# WORK INSTRUCTIONS
Give back only the lines from the one that contains "Recreate this image" through the one that contains "DE EMPRESAS POR", word for word and without images.

# MATERIALS PROVIDED
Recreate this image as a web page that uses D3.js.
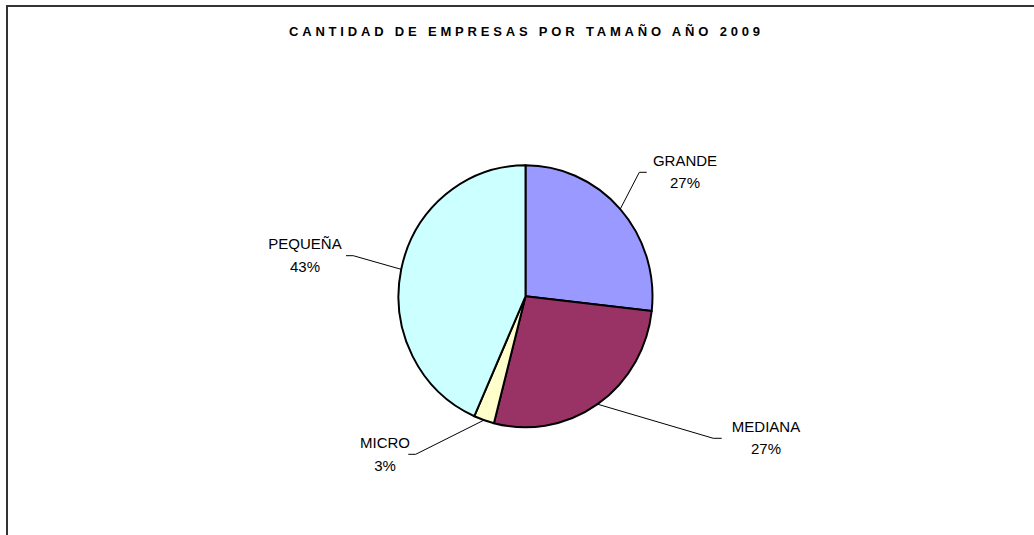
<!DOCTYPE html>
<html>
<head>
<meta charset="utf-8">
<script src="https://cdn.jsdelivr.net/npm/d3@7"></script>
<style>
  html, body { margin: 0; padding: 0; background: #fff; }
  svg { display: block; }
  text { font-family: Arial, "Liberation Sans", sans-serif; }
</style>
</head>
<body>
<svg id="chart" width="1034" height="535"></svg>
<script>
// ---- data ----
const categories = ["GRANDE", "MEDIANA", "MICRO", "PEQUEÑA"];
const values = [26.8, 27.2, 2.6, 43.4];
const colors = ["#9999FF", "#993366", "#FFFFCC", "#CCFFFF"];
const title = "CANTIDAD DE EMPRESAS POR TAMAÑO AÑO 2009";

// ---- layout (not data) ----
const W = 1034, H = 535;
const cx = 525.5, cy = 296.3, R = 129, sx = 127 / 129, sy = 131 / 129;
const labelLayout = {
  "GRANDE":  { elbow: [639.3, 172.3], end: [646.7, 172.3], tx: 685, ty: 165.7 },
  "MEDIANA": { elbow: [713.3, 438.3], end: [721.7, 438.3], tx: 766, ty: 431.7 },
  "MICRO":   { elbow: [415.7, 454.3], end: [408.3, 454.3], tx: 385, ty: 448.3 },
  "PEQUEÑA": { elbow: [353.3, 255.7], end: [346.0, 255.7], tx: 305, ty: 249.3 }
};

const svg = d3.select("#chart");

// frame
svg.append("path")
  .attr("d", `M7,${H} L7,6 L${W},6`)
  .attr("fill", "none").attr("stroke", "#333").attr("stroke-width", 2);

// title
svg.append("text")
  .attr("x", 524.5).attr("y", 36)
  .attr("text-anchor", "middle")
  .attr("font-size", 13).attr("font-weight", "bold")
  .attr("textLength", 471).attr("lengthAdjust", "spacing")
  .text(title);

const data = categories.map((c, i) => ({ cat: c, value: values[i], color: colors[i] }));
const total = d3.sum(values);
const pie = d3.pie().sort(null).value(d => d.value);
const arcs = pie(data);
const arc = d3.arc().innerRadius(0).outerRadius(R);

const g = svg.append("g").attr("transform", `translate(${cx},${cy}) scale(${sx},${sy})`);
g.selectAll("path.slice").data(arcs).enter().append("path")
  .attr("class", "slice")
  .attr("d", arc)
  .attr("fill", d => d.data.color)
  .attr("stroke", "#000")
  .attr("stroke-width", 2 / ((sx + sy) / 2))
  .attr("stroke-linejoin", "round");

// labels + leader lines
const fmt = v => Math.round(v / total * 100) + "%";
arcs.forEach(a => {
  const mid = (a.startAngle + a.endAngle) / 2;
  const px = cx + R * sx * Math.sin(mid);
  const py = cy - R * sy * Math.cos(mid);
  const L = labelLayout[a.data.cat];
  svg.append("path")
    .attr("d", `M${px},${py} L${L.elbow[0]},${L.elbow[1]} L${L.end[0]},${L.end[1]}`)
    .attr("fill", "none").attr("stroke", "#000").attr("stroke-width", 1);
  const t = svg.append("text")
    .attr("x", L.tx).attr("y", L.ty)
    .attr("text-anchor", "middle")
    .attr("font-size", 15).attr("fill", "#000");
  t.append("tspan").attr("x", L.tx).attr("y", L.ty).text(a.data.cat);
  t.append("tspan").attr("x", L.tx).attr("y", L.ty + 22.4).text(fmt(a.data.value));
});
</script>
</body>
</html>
* * *
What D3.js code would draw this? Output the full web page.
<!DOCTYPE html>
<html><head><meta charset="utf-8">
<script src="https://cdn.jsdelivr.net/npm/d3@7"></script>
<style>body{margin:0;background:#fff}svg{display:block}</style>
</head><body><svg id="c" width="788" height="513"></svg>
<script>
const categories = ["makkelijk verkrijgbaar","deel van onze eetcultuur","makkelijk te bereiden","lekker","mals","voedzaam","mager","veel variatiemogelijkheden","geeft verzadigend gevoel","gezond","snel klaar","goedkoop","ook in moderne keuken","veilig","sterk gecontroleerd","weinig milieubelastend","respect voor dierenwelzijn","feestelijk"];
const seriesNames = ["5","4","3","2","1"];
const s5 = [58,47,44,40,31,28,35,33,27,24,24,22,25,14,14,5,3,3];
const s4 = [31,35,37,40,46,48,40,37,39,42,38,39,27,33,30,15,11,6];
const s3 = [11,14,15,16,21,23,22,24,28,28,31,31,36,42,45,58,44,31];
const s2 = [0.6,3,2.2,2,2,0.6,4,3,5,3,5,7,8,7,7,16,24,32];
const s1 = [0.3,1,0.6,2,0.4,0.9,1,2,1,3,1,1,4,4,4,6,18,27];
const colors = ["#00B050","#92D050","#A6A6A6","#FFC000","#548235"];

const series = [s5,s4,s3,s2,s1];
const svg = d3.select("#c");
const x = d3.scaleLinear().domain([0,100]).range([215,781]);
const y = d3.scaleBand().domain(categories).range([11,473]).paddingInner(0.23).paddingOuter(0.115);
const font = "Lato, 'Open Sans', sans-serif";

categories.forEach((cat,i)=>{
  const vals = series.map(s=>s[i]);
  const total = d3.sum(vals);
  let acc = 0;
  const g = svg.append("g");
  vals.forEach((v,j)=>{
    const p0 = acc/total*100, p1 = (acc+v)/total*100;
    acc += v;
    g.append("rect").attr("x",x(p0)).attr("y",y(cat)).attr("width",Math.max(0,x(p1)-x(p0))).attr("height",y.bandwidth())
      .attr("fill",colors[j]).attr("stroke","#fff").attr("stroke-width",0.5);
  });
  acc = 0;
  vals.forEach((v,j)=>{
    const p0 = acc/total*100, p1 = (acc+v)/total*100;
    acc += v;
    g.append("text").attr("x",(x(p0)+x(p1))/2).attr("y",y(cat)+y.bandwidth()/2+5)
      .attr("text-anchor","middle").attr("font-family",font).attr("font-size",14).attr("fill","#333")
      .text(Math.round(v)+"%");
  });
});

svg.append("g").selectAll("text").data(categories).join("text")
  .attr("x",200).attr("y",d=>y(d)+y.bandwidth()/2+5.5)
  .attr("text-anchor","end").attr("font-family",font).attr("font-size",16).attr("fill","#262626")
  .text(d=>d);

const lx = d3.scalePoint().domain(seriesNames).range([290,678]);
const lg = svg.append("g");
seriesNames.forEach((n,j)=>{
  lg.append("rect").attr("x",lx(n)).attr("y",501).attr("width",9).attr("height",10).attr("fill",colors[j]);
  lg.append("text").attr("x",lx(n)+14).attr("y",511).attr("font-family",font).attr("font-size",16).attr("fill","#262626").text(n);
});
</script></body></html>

# THE SOLUTION
Recreate this image as a web page that uses D3.js.
<!DOCTYPE html>
<html>
<head>
<meta charset="utf-8">
<script src="https://cdn.jsdelivr.net/npm/d3@7"></script>
<style>
  html, body { margin: 0; padding: 0; background: #fff; }
  svg { display: block; }
  text { font-family: Arial, "Liberation Sans", sans-serif; }
</style>
</head>
<body>
<svg id="chart" width="1034" height="535"></svg>
<script>
// ---- data ----
const categories = ["GRANDE", "MEDIANA", "MICRO", "PEQUEÑA"];
const values = [26.8, 27.2, 2.6, 43.4];
const colors = ["#9999FF", "#993366", "#FFFFCC", "#CCFFFF"];
const title = "CANTIDAD DE EMPRESAS POR TAMAÑO AÑO 2009";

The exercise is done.